Let's say the following program is executed from a setuid-root binary, by a non-root user:

int main()
{
    if (fork()) {
        /* Parent process */
        int wstatus; wait(&wstatus);
        if (WEXITSTATUS(wstatus) == 0) {
            /* Child process exited with return code indicating success */
            do_something_potentially_dangerous();
            return 0;
        } else {
            /* Child process exited with return code indicating failure */
            puts("Access denied");
            return 1;
        }
    } else {
        /* Child process */
        setuid(getuid());
        /*
        ...
        */
        return do_critical_security_check();  /* let's say this returns 0 if it's safe */
    }
}

A setuid program normally runs with extra security measures that prevent the user who started it from tampering with its (privileged) execution. I can only assume this status is preserved when it forks a child process.

But when the child process drops root privileges, does it also drop any of this protection?
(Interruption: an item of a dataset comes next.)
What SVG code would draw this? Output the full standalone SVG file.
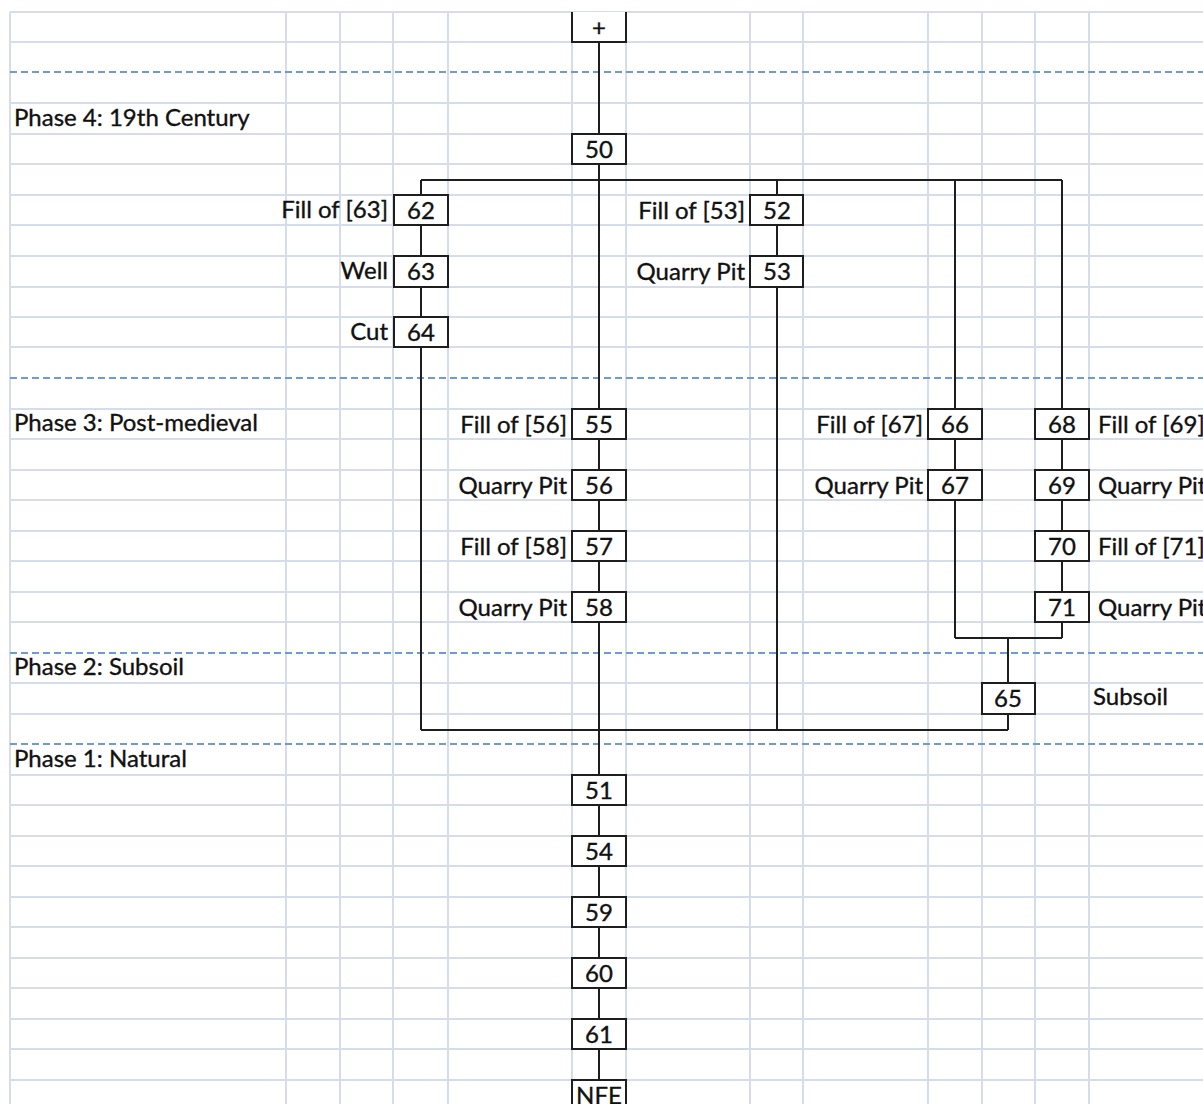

Barring a vulnerability in the child process's code, would the unprivileged user be able to interfere with do_critical_security_check() , or otherwise force the child process to return 0 when it shouldn't? (Assume kernel.yama.ptrace_scope is set to 0.)

The ptrace man page specifies that it will (my emphasis):

  1. Deny access if neither of the following is true:

    • The real, effective, and saved-set user IDs of the target match the caller's user ID, and the real, effective, and saved-set group IDs of the target match the caller's group ID.

    • The caller has the CAP_SYS_PTRACE capability in the user namespace of the target.

So if there's a saved UID that's not available to the tracer, then the tracing process can't attach and hijack the child to access it.

If the child drops its EUID irrevocably (using setresuid() ), then the tracing process can attach, but there's no saved UID to abuse.